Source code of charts
═══
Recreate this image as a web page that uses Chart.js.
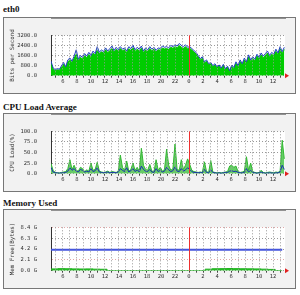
<!DOCTYPE html>
<html>
<head>
<meta charset="utf-8">
<script src="https://cdn.jsdelivr.net/npm/chart.js@4"></script>
<style>
body { margin: 0; background: #fff; width: 300px; height: 295px; overflow: hidden; position: relative; }
.title { position: absolute; left: 3px; font: bold 9px "Liberation Serif", serif; color: #111; line-height: 10px; }
.box { position: absolute; left: 3px; width: 291px; border: 1px solid #777; background: #f2f2f2; }
canvas { display: block; }
</style>
</head>
<body>
<div class="title" style="top:4px">eth0</div>
<div class="box" style="top:17px;height:75px"><canvas id="eth" width="291" height="75"></canvas></div>
<div class="title" style="top:102px">CPU Load Average</div>
<div class="box" style="top:113px;height:77px"><canvas id="cpu" width="291" height="77"></canvas></div>
<div class="title" style="top:198px">Memory Used</div>
<div class="box" style="top:209px;height:78px"><canvas id="mem" width="291" height="78"></canvas></div>
<script>
// time axis: hours since midnight of first day
const hourStart = 4.3, hourStep = 0.3, hourEnd = 37.7;
const hourTicks = [5,6,7,8,9,10,11,12,13,14,15,16,17,18,19,20,21,22,23,24,25,26,27,28,29,30,31,32,33,34,35,36,37];
const midnight = 24;

// eth0 (bits per second)
const ethOut = [1150,620,480,560,520,780,1050,700,1250,1400,
  1150,1550,2050,1300,1600,1450,1750,1550,1850,1600,
  1950,1750,2300,1850,2050,1900,2200,1950,2150,2350,
  2000,2250,2050,2300,2100,2200,1950,2300,2150,2400,
  2050,2250,2100,2350,1950,2200,2050,2300,2100,2250,
  2000,2200,2150,2350,2250,2300,2200,2400,2300,2450,
  2350,2550,2400,2300,2450,2250,2300,2150,2000,1850,
  1600,1350,1500,1100,1250,950,1050,800,950,700,
  850,600,900,550,750,400,850,650,1100,800,
  1250,950,1400,1100,1650,1250,1500,1300,1700,1450,
  1800,1550,1750,1950,1600,1850,1700,2100,1800,2300,
  1900,2250];
const ethIn = [1000,520,400,470,440,660,900,600,1100,1250,
  1020,1380,1700,1180,1450,1320,1580,1420,1680,1470,
  1780,1620,2050,1720,1900,1780,2050,1820,2000,2150,
  1880,2100,1920,2150,1980,2060,1830,2140,2010,2220,
  1920,2100,1970,2180,1830,2060,1930,2150,1980,2100,
  1880,2060,2020,2200,2120,2160,2080,2250,2170,2300,
  2220,2380,2260,2170,2300,2120,2170,2030,1880,1720,
  1480,1240,1380,1000,1140,850,960,720,850,620,
  760,520,800,470,660,340,750,560,980,700,
  1120,850,1260,990,1500,1130,1370,1180,1560,1320,
  1650,1410,1610,1790,1460,1700,1560,1930,1650,2120,
  1750,2080];
const ethYTicks = [0, 800, 1600, 2400, 3200];

// CPU load (%)
const cpuPeak = [24,8,3,2,2,3,4,5,12,33,
  10,20,8,6,15,12,5,9,6,25,
  8,10,27,6,4,3,4,6,3,5,
  4,3,6,44,15,8,30,6,10,25,
  8,15,6,60,20,10,8,22,6,5,
  33,8,15,6,10,58,20,8,12,70,
  10,8,33,10,20,35,22,8,5,4,
  3,4,3,28,5,3,31,4,3,2,
  3,2,3,4,5,18,20,15,18,5,
  3,4,6,40,8,25,5,3,2,3,
  8,3,2,3,4,3,2,4,3,6,
  79,35];
const cpuAvg = [15,4,2,2,1,2,2,3,6,14,
  8,12,6,4,10,8,4,6,4,12,
  5,7,14,4,3,2,3,4,2,3,
  3,2,4,12,8,5,14,4,7,12,
  5,9,4,18,10,6,5,10,4,3,
  12,5,8,4,6,15,9,5,7,16,
  6,5,12,6,9,14,10,5,3,3,
  2,3,2,10,3,2,9,3,2,1,
  2,1,2,3,3,6,7,5,6,3,
  2,2,3,12,4,8,3,2,1,2,
  4,2,1,2,2,2,1,2,2,4,
  20,10];
const cpuYTicks = [0, 25, 50, 75, 100];

// memory (GB), hourly samples
const memStart = 4.3, memStep = 1;
const memUsed = [0.35,0.4,0.38,0.35,0.33,0.35,0.3,0.28,0,0,
  0,0,0,0,0,0,0,0,0,0,
  0,0,0.3,0.38,0.4,0.42,0.4,0.38,0.36,0.35,
  0.3,0.25,0,0];
const memFree = [4.05,4.05,4.05,4.05,4.05,4.05,4.05,4.05,4.05,4.05,
  4.05,4.05,4.05,4.05,4.05,4.05,4.05,4.05,4.05,4.05,
  4.05,4.05,4.05,4.05,4.05,4.05,4.05,4.05,4.05,4.05,
  4.05,4.05,4.05,4.05];
const memYTicks = [0, 2.1, 4.2, 6.3, 8.4];

const mono = 'DejaVu Sans Mono';
const toXY = (arr, start, step) => arr.map((v, i) => ({ x: start + i * step, y: v }));

const decor = {
  id: 'decor',
  beforeDraw(chart) {
    const { ctx, chartArea: a } = chart;
    ctx.save();
    ctx.fillStyle = '#ffffff';
    ctx.fillRect(a.left, a.top, a.right - a.left, a.bottom - a.top);
    ctx.restore();
  },
  afterDraw(chart) {
    const { ctx, chartArea: a } = chart;
    const x0 = Math.round(chart.scales.x.getPixelForValue(midnight)) + 0.5;
    ctx.save();
    ctx.strokeStyle = '#ee3030';
    ctx.lineWidth = 1;
    ctx.beginPath();
    ctx.moveTo(x0, a.top);
    ctx.lineTo(x0, a.bottom);
    ctx.stroke();
    ctx.fillStyle = '#e02020';
    ctx.beginPath();
    ctx.moveTo(a.right + 4, a.bottom);
    ctx.lineTo(a.right, a.bottom - 2.5);
    ctx.lineTo(a.right, a.bottom + 2.5);
    ctx.closePath();
    ctx.fill();
    ctx.restore();
  }
};

function makePanel(id, datasets, yMax, yTicks, yFmt, yTitle, padTop, xHeight, yGridColor) {
  return new Chart(document.getElementById(id), {
    type: 'line',
    data: { datasets },
    plugins: [decor],
    options: {
      responsive: false,
      animation: false,
      layout: { padding: { left: 0, top: padTop, right: 10, bottom: 0 } },
      plugins: { legend: { display: false }, tooltip: { enabled: false } },
      elements: { point: { radius: 0 }, line: { tension: 0 } },
      scales: {
        x: {
          type: 'linear', min: hourStart, max: hourEnd,
          afterFit: s => { s.height = xHeight; },
          afterBuildTicks: s => { s.ticks = hourTicks.map(v => ({ value: v })); },
          ticks: {
            autoSkip: false, maxRotation: 0, padding: 1, color: '#333',
            font: { family: mono, size: 5.5 },
            callback: v => (v % 2 === 0 ? String(v % 24) : '')
          },
          grid: {
            z: 1,
            color: c => (c.tick && c.tick.value === midnight ? 'rgba(0,0,0,0)' : '#999999'),
            lineWidth: 1, tickLength: 2, tickColor: '#444'
          },
          border: { color: '#333', dash: [1, 2] }
        },
        y: {
          min: 0, max: yMax,
          afterFit: s => { s.width = 47; },
          afterBuildTicks: s => { s.ticks = yTicks.map(v => ({ value: v })); },
          ticks: { padding: 14, color: '#333', font: { family: mono, size: 5.5 }, callback: yFmt },
          grid: { color: yGridColor, drawTicks: false },
          border: { color: '#333', dash: [1, 2] },
          title: {
            display: true, text: yTitle, color: '#333',
            font: { family: mono, size: 5.8 }, padding: { top: 5, bottom: 0 }
          }
        }
      }
    }
  });
}

makePanel('eth', [
  { data: toXY(ethOut, hourStart, hourStep), borderColor: '#1f3fbf', borderWidth: 1, fill: false, order: 0 },
  { data: toXY(ethIn, hourStart, hourStep), borderColor: '#00c000', backgroundColor: '#00cc00', borderWidth: 1, fill: 'origin', order: 1 }
], 3200, ethYTicks, v => v.toFixed(1), 'Bits per Second', 6, 11, '#999999');

makePanel('cpu', [
  { data: toXY(cpuAvg, hourStart, hourStep), borderColor: '#1a33b0', borderWidth: 1, fill: false, order: 0 },
  { data: toXY(cpuPeak, hourStart, hourStep), borderColor: '#33b833', backgroundColor: '#66cc66', borderWidth: 1, fill: 'origin', order: 1 }
], 100, cpuYTicks, v => v.toFixed(1), 'CPU Load(%)', 7, 12, '#999999');

makePanel('mem', [
  { data: toXY(memFree, memStart, memStep), borderColor: '#4455dd', borderWidth: 2, fill: false, order: 0 },
  { data: toXY(memUsed, memStart, memStep), borderColor: '#22b022', backgroundColor: '#22c022', borderWidth: 1, fill: 'origin', stepped: true, order: 1 }
], 8.4, memYTicks, v => v.toFixed(1) + ' G', 'Mem Free(Bytes)', 9, 13,
  c => (c.tick && (c.tick.value === 2.1 || c.tick.value === 8.4) ? '#e0a8a8' : '#999999'));
</script>
</body>
</html>
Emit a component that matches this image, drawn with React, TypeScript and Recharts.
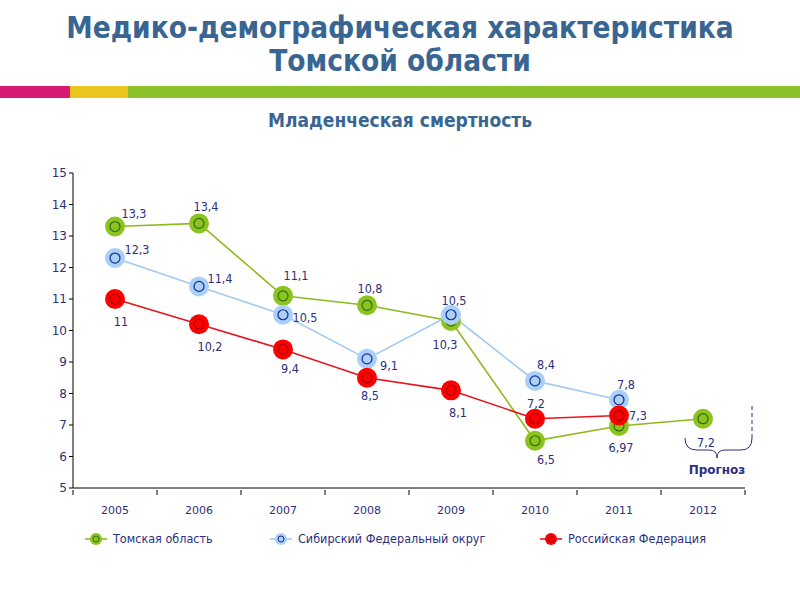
import { ComposedChart, Line, XAxis, YAxis, LabelList } from "recharts";

const years = ["2005", "2006", "2007", "2008", "2009", "2010", "2011", "2012"];
const tomsk = [13.3, 13.4, 11.1, 10.8, 10.3, 6.5, 6.97, 7.2];
const sfo = [12.3, 11.4, 10.5, 9.1, 10.5, 8.4, 7.8, null];
const rf = [11, 10.2, 9.4, 8.5, 8.1, 7.2, 7.3, null];
const yTicks = [5, 6, 7, 8, 9, 10, 11, 12, 13, 14, 15];

// label offsets relative to the point (style only)
const tomskOff = [[19, -13], [7, -17], [13, -20], [3, -17], [-6, 23], [11, 19], [2, 22], [3, 24]];
const sfoOff = [[22, -9], [21, -8], [22, 3], [22, 7], [3, -14], [11, -16], [7, -15]];
const rfOff = [[6, 22], [11, 22], [7, 19], [3, 18], [7, 22], [1, -15], [19, 0]];

const data = years.map((year, i) => ({ year, tomsk: tomsk[i], sfo: sfo[i], rf: rf[i] }));

const NAVY = "#2d2f7c";
const TITLE = "#386592";

const series = [
  { key: "tomsk", name: "Томская область", line: "#8dbb1e", fill: "#8cc31e", inner: "#2f6e12", off: tomskOff },
  { key: "sfo", name: "Сибирский Федеральный округ", line: "#a3cbf2", fill: "#a8d0f8", inner: "#1b2a8c", off: sfoOff },
  { key: "rf", name: "Российская Федерация", line: "#e8141c", fill: "#ff0000", inner: "#a80000", off: rfOff },
];

const fmt = (v: number) => String(v).replace(".", ",");

function makeDot(fill: string, inner: string) {
  return (props: any) => {
    const { cx, cy, index } = props;
    if (cx == null || cy == null || props.value == null) return <g key={index} />;
    return (
      <g key={index}>
        <circle cx={cx} cy={cy} r={10} fill={fill} />
        <circle cx={cx} cy={cy} r={5} fill="none" stroke={inner} strokeWidth={1.2} />
      </g>
    );
  };
}

function makeLabel(off: number[][]) {
  return (props: any) => {
    const { x, y, value, index } = props;
    if (value == null || x == null) return null;
    const [dx, dy] = off[index] || [0, 0];
    return (
      <text
        x={x + dx}
        y={y + dy}
        textAnchor="middle"
        dominantBaseline="central"
        fontSize={12.5}
        fontFamily="DejaVu Sans Condensed"
        fill={NAVY}
      >
        {fmt(value)}
      </text>
    );
  };
}

function XTick(props: any) {
  const { x, y, payload, index } = props;
  const half = 42;
  return (
    <g>
      <line x1={x - half} y1={y} x2={x - half} y2={y + 5} stroke="#000" />
      {index === years.length - 1 && <line x1={x + half} y1={y} x2={x + half} y2={y + 5} stroke="#000" />}
      <text x={x} y={y + 24} textAnchor="middle" fontSize={11} fontFamily="DejaVu Sans" fill={NAVY}>
        {payload.value}
      </text>
    </g>
  );
}

export default function App() {
  return (
    <div style={{ position: "absolute", left: 0, top: 0, width: 800, height: 600, background: "#fff", overflow: "hidden" }}>
      <div
        style={{
          position: "absolute",
          top: 12,
          left: 0,
          width: 800,
          textAlign: "center",
          fontFamily: "DejaVu Sans Condensed",
          fontWeight: "bold",
          fontSize: 29.5,
          lineHeight: "33px",
          color: TITLE,
        }}
      >
        Медико-демографическая характеристика
        <br />
        Томской области
      </div>
      <div style={{ position: "absolute", top: 86, left: 0, width: 70, height: 12, background: "#d81a74" }} />
      <div style={{ position: "absolute", top: 86, left: 70, width: 58, height: 12, background: "#eac51d" }} />
      <div style={{ position: "absolute", top: 86, left: 128, width: 672, height: 12, background: "#8bc12b" }} />
      <div
        style={{
          position: "absolute",
          top: 109,
          left: 0,
          width: 800,
          textAlign: "center",
          fontFamily: "DejaVu Sans Condensed",
          fontWeight: "bold",
          fontSize: 19,
          color: TITLE,
        }}
      >
        Младенческая смертность
      </div>

      <div style={{ position: "absolute", top: 0, left: 0 }}>
        <ComposedChart width={800} height={530} data={data} margin={{ top: 173, right: 55, bottom: 12, left: 33 }}>
          <XAxis
            dataKey="year"
            height={30}
            padding={{ left: 42, right: 42 }}
            axisLine={{ stroke: "#000" }}
            tickLine={false}
            tickSize={0}
            tick={<XTick />}
            interval={0}
          />
          <YAxis
            width={40}
            domain={[5, 15]}
            ticks={yTicks}
            interval={0}
            axisLine={{ stroke: "#000" }}
            tickLine={{ stroke: "#000" }}
            tickSize={4}
            tick={{ fill: NAVY, fontSize: 12, fontFamily: "DejaVu Sans" }}
          />
          {series.map((s) => (
            <Line
              key={s.key}
              dataKey={s.key}
              name={s.name}
              type="linear"
              stroke={s.line}
              strokeWidth={1.6}
              dot={makeDot(s.fill, s.inner)}
              activeDot={false}
              isAnimationActive={false}
            >
              <LabelList dataKey={s.key} content={makeLabel(s.off)} />
            </Line>
          ))}
        </ComposedChart>
      </div>

      <svg width={800} height={600} style={{ position: "absolute", top: 0, left: 0, pointerEvents: "none" }}>
        <path
          d="M 685 438 Q 685 450 697 450 L 709 450 Q 717 450 717 458 Q 717 450 725 450 L 741 450 Q 752 450 752 438"
          fill="none"
          stroke={NAVY}
          strokeWidth={1}
        />
        <line x1={752} y1={406} x2={752} y2={438} stroke={NAVY} strokeDasharray="4 3" />
        <text x={717} y={474} textAnchor="middle" fontSize={12} fontWeight="bold" fontFamily="DejaVu Sans" fill={NAVY}>
          Прогноз
        </text>
        {series.map((s, i) => {
          const x0 = [85, 270, 540][i];
          return (
            <g key={s.key}>
              <line x1={x0} y1={539} x2={x0 + 22} y2={539} stroke={s.line} strokeWidth={1.6} />
              <circle cx={x0 + 11} cy={539} r={6} fill={s.fill} />
              <circle cx={x0 + 11} cy={539} r={3} fill="none" stroke={s.inner} strokeWidth={1} />
              <text x={x0 + 28} y={543} fontSize={12.5} fontFamily="DejaVu Sans Condensed" fill={NAVY}>
                {s.name}
              </text>
            </g>
          );
        })}
      </svg>
    </div>
  );
}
═══
* _WHAT TO PRODUCE_
Every line from the top of the entries through the line that holds "const midnight = 24;" is to be quoted exactly, please, and nothing else; omit the pictures.

* _SOLVED PROBLEM_
Recreate this image as a web page that uses Chart.js.
<!DOCTYPE html>
<html>
<head>
<meta charset="utf-8">
<script src="https://cdn.jsdelivr.net/npm/chart.js@4"></script>
<style>
body { margin: 0; background: #fff; width: 300px; height: 295px; overflow: hidden; position: relative; }
.title { position: absolute; left: 3px; font: bold 9px "Liberation Serif", serif; color: #111; line-height: 10px; }
.box { position: absolute; left: 3px; width: 291px; border: 1px solid #777; background: #f2f2f2; }
canvas { display: block; }
</style>
</head>
<body>
<div class="title" style="top:4px">eth0</div>
<div class="box" style="top:17px;height:75px"><canvas id="eth" width="291" height="75"></canvas></div>
<div class="title" style="top:102px">CPU Load Average</div>
<div class="box" style="top:113px;height:77px"><canvas id="cpu" width="291" height="77"></canvas></div>
<div class="title" style="top:198px">Memory Used</div>
<div class="box" style="top:209px;height:78px"><canvas id="mem" width="291" height="78"></canvas></div>
<script>
// time axis: hours since midnight of first day
const hourStart = 4.3, hourStep = 0.3, hourEnd = 37.7;
const hourTicks = [5,6,7,8,9,10,11,12,13,14,15,16,17,18,19,20,21,22,23,24,25,26,27,28,29,30,31,32,33,34,35,36,37];
const midnight = 24;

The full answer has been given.